Data for this exercise ->
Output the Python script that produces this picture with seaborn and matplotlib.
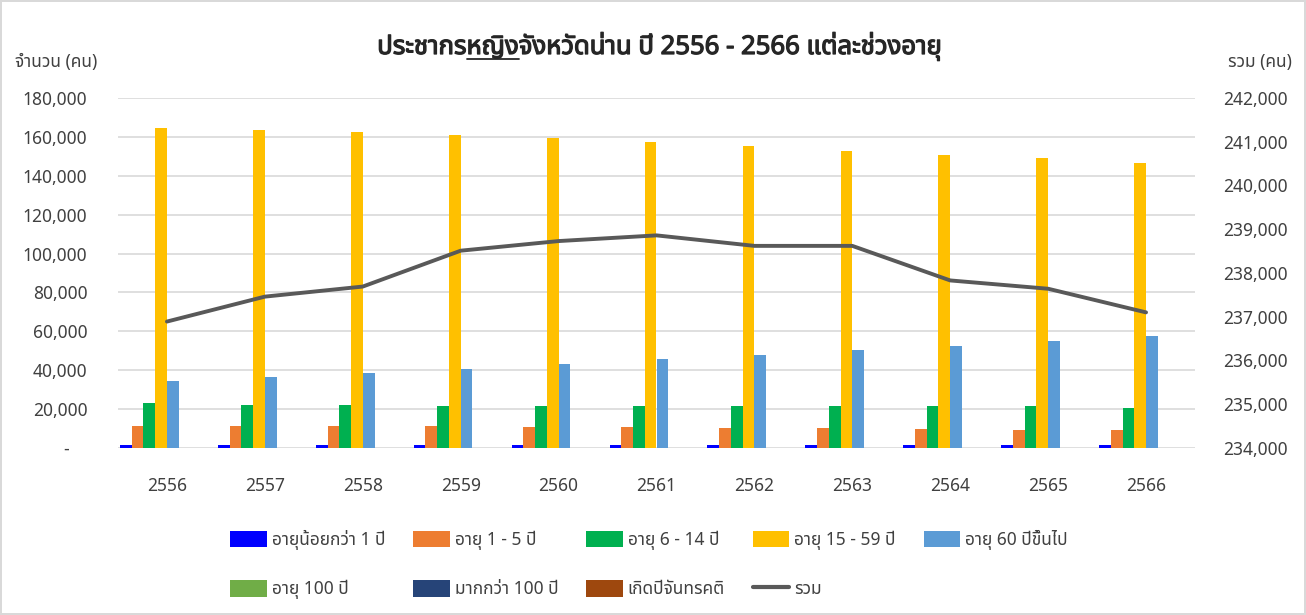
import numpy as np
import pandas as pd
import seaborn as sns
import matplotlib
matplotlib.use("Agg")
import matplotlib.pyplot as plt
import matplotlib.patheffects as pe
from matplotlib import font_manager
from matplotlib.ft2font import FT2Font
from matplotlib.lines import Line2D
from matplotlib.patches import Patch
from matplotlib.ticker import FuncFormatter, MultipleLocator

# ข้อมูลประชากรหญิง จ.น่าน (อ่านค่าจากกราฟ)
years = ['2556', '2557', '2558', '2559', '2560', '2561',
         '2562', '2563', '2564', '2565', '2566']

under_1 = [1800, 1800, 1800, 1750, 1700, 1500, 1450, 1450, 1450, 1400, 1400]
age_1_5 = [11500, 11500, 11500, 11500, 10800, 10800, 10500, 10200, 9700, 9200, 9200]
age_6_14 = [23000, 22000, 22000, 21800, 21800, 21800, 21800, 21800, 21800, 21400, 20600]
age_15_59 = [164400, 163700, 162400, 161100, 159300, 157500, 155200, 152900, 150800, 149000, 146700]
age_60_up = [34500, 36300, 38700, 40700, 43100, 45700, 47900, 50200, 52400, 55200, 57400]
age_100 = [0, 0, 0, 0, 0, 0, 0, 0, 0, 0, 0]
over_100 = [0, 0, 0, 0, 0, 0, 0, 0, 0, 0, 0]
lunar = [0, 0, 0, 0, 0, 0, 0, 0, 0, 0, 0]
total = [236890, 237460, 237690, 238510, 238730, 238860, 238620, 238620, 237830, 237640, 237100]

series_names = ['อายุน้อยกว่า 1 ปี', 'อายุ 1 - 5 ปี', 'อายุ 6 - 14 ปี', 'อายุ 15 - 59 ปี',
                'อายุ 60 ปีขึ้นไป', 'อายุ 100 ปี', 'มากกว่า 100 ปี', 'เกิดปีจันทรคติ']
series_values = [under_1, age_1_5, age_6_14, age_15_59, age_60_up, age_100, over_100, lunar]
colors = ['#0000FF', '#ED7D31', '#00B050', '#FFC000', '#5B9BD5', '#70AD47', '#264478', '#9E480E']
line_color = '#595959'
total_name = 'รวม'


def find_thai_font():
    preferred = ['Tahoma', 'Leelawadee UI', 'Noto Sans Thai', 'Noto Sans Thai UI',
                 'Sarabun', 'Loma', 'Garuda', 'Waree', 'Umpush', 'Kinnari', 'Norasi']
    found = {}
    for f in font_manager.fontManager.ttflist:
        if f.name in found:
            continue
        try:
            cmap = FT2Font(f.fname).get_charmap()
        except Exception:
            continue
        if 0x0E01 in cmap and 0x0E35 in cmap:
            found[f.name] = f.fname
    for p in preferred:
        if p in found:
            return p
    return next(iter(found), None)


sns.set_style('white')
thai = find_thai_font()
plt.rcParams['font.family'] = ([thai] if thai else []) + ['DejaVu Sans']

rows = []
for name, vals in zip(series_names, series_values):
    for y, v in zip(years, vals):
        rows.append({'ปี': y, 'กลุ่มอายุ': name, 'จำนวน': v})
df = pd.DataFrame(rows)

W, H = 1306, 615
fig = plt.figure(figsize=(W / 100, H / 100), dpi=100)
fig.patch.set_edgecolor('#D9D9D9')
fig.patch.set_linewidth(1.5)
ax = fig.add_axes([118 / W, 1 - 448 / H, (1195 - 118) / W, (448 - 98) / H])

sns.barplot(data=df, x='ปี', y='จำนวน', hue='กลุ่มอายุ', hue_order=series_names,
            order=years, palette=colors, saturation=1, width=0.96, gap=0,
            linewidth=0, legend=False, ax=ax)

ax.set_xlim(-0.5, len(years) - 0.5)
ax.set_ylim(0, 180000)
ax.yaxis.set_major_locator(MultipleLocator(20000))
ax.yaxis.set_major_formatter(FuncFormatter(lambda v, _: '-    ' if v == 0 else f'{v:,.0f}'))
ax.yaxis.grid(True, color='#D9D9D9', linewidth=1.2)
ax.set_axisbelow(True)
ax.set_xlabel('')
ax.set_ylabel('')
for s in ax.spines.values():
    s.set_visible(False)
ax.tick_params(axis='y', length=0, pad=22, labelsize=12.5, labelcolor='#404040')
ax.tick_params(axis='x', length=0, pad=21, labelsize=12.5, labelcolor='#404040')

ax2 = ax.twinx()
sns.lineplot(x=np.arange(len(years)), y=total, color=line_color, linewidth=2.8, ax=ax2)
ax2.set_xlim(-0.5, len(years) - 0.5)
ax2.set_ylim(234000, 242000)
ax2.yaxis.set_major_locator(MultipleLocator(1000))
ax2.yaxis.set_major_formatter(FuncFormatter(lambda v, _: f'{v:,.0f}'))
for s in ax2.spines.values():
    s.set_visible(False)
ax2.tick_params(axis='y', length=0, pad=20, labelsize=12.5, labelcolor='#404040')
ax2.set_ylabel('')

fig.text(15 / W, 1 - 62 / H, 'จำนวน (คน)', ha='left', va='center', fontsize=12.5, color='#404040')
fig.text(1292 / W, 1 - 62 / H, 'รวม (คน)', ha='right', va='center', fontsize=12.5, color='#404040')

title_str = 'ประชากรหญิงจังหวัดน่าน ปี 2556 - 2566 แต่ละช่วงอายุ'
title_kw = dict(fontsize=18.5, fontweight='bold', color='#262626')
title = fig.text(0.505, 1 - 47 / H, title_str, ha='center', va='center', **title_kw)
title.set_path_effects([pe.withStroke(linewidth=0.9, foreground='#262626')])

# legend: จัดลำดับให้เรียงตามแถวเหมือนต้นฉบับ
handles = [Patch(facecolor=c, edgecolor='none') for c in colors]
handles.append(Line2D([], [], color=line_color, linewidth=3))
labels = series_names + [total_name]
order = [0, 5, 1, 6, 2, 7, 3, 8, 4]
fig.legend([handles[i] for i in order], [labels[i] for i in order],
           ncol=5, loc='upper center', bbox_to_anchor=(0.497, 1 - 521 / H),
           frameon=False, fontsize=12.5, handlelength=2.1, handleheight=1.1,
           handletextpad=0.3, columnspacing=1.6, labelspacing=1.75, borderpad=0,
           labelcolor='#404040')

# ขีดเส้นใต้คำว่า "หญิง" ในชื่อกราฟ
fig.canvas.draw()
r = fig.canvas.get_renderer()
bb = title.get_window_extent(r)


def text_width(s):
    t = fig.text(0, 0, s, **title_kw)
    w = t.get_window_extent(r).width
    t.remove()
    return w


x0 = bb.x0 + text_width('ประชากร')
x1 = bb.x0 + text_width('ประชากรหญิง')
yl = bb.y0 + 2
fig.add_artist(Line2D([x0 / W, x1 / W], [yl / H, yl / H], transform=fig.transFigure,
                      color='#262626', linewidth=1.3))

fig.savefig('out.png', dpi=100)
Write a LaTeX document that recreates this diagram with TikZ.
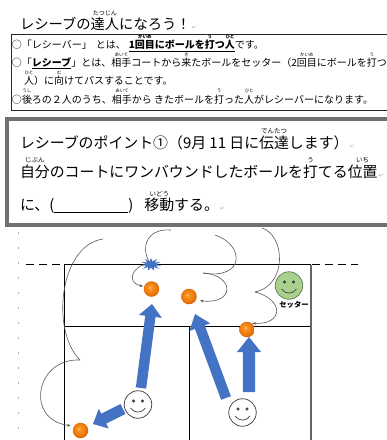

Exercise task -> Leave out the pictures and copy every record above exactly.

Solution for this problem ->
Output the Python script that produces this picture with seaborn and matplotlib.
import numpy as np
import pandas as pd
import seaborn as sns
import matplotlib
matplotlib.use("Agg")
import matplotlib.pyplot as plt
import matplotlib.patheffects as pe
from matplotlib import font_manager
from matplotlib.ft2font import FT2Font
from matplotlib.lines import Line2D
from matplotlib.patches import Patch
from matplotlib.ticker import FuncFormatter, MultipleLocator

# ข้อมูลประชากรหญิง จ.น่าน (อ่านค่าจากกราฟ)
years = ['2556', '2557', '2558', '2559', '2560', '2561',
         '2562', '2563', '2564', '2565', '2566']

under_1 = [1800, 1800, 1800, 1750, 1700, 1500, 1450, 1450, 1450, 1400, 1400]
age_1_5 = [11500, 11500, 11500, 11500, 10800, 10800, 10500, 10200, 9700, 9200, 9200]
age_6_14 = [23000, 22000, 22000, 21800, 21800, 21800, 21800, 21800, 21800, 21400, 20600]
age_15_59 = [164400, 163700, 162400, 161100, 159300, 157500, 155200, 152900, 150800, 149000, 146700]
age_60_up = [34500, 36300, 38700, 40700, 43100, 45700, 47900, 50200, 52400, 55200, 57400]
age_100 = [0, 0, 0, 0, 0, 0, 0, 0, 0, 0, 0]
over_100 = [0, 0, 0, 0, 0, 0, 0, 0, 0, 0, 0]
lunar = [0, 0, 0, 0, 0, 0, 0, 0, 0, 0, 0]
total = [236890, 237460, 237690, 238510, 238730, 238860, 238620, 238620, 237830, 237640, 237100]

series_names = ['อายุน้อยกว่า 1 ปี', 'อายุ 1 - 5 ปี', 'อายุ 6 - 14 ปี', 'อายุ 15 - 59 ปี',
                'อายุ 60 ปีขึ้นไป', 'อายุ 100 ปี', 'มากกว่า 100 ปี', 'เกิดปีจันทรคติ']
series_values = [under_1, age_1_5, age_6_14, age_15_59, age_60_up, age_100, over_100, lunar]
colors = ['#0000FF', '#ED7D31', '#00B050', '#FFC000', '#5B9BD5', '#70AD47', '#264478', '#9E480E']
line_color = '#595959'
total_name = 'รวม'


def find_thai_font():
    preferred = ['Tahoma', 'Leelawadee UI', 'Noto Sans Thai', 'Noto Sans Thai UI',
                 'Sarabun', 'Loma', 'Garuda', 'Waree', 'Umpush', 'Kinnari', 'Norasi']
    found = {}
    for f in font_manager.fontManager.ttflist:
        if f.name in found:
            continue
        try:
            cmap = FT2Font(f.fname).get_charmap()
        except Exception:
            continue
        if 0x0E01 in cmap and 0x0E35 in cmap:
            found[f.name] = f.fname
    for p in preferred:
        if p in found:
            return p
    return next(iter(found), None)


sns.set_style('white')
thai = find_thai_font()
plt.rcParams['font.family'] = ([thai] if thai else []) + ['DejaVu Sans']

rows = []
for name, vals in zip(series_names, series_values):
    for y, v in zip(years, vals):
        rows.append({'ปี': y, 'กลุ่มอายุ': name, 'จำนวน': v})
df = pd.DataFrame(rows)

W, H = 1306, 615
fig = plt.figure(figsize=(W / 100, H / 100), dpi=100)
fig.patch.set_edgecolor('#D9D9D9')
fig.patch.set_linewidth(1.5)
ax = fig.add_axes([118 / W, 1 - 448 / H, (1195 - 118) / W, (448 - 98) / H])

sns.barplot(data=df, x='ปี', y='จำนวน', hue='กลุ่มอายุ', hue_order=series_names,
            order=years, palette=colors, saturation=1, width=0.96, gap=0,
            linewidth=0, legend=False, ax=ax)

ax.set_xlim(-0.5, len(years) - 0.5)
ax.set_ylim(0, 180000)
ax.yaxis.set_major_locator(MultipleLocator(20000))
ax.yaxis.set_major_formatter(FuncFormatter(lambda v, _: '-    ' if v == 0 else f'{v:,.0f}'))
ax.yaxis.grid(True, color='#D9D9D9', linewidth=1.2)
ax.set_axisbelow(True)
ax.set_xlabel('')
ax.set_ylabel('')
for s in ax.spines.values():
    s.set_visible(False)
ax.tick_params(axis='y', length=0, pad=22, labelsize=12.5, labelcolor='#404040')
ax.tick_params(axis='x', length=0, pad=21, labelsize=12.5, labelcolor='#404040')

ax2 = ax.twinx()
sns.lineplot(x=np.arange(len(years)), y=total, color=line_color, linewidth=2.8, ax=ax2)
ax2.set_xlim(-0.5, len(years) - 0.5)
ax2.set_ylim(234000, 242000)
ax2.yaxis.set_major_locator(MultipleLocator(1000))
ax2.yaxis.set_major_formatter(FuncFormatter(lambda v, _: f'{v:,.0f}'))
for s in ax2.spines.values():
    s.set_visible(False)
ax2.tick_params(axis='y', length=0, pad=20, labelsize=12.5, labelcolor='#404040')
ax2.set_ylabel('')

fig.text(15 / W, 1 - 62 / H, 'จำนวน (คน)', ha='left', va='center', fontsize=12.5, color='#404040')
fig.text(1292 / W, 1 - 62 / H, 'รวม (คน)', ha='right', va='center', fontsize=12.5, color='#404040')

title_str = 'ประชากรหญิงจังหวัดน่าน ปี 2556 - 2566 แต่ละช่วงอายุ'
title_kw = dict(fontsize=18.5, fontweight='bold', color='#262626')
title = fig.text(0.505, 1 - 47 / H, title_str, ha='center', va='center', **title_kw)
title.set_path_effects([pe.withStroke(linewidth=0.9, foreground='#262626')])

# legend: จัดลำดับให้เรียงตามแถวเหมือนต้นฉบับ
handles = [Patch(facecolor=c, edgecolor='none') for c in colors]
handles.append(Line2D([], [], color=line_color, linewidth=3))
labels = series_names + [total_name]
order = [0, 5, 1, 6, 2, 7, 3, 8, 4]
fig.legend([handles[i] for i in order], [labels[i] for i in order],
           ncol=5, loc='upper center', bbox_to_anchor=(0.497, 1 - 521 / H),
           frameon=False, fontsize=12.5, handlelength=2.1, handleheight=1.1,
           handletextpad=0.3, columnspacing=1.6, labelspacing=1.75, borderpad=0,
           labelcolor='#404040')

# ขีดเส้นใต้คำว่า "หญิง" ในชื่อกราฟ
fig.canvas.draw()
r = fig.canvas.get_renderer()
bb = title.get_window_extent(r)


def text_width(s):
    t = fig.text(0, 0, s, **title_kw)
    w = t.get_window_extent(r).width
    t.remove()
    return w


x0 = bb.x0 + text_width('ประชากร')
x1 = bb.x0 + text_width('ประชากรหญิง')
yl = bb.y0 + 2
fig.add_artist(Line2D([x0 / W, x1 / W], [yl / H, yl / H], transform=fig.transFigure,
                      color='#262626', linewidth=1.3))

fig.savefig('out.png', dpi=100)
Write a LaTeX document that recreates this diagram with TikZ.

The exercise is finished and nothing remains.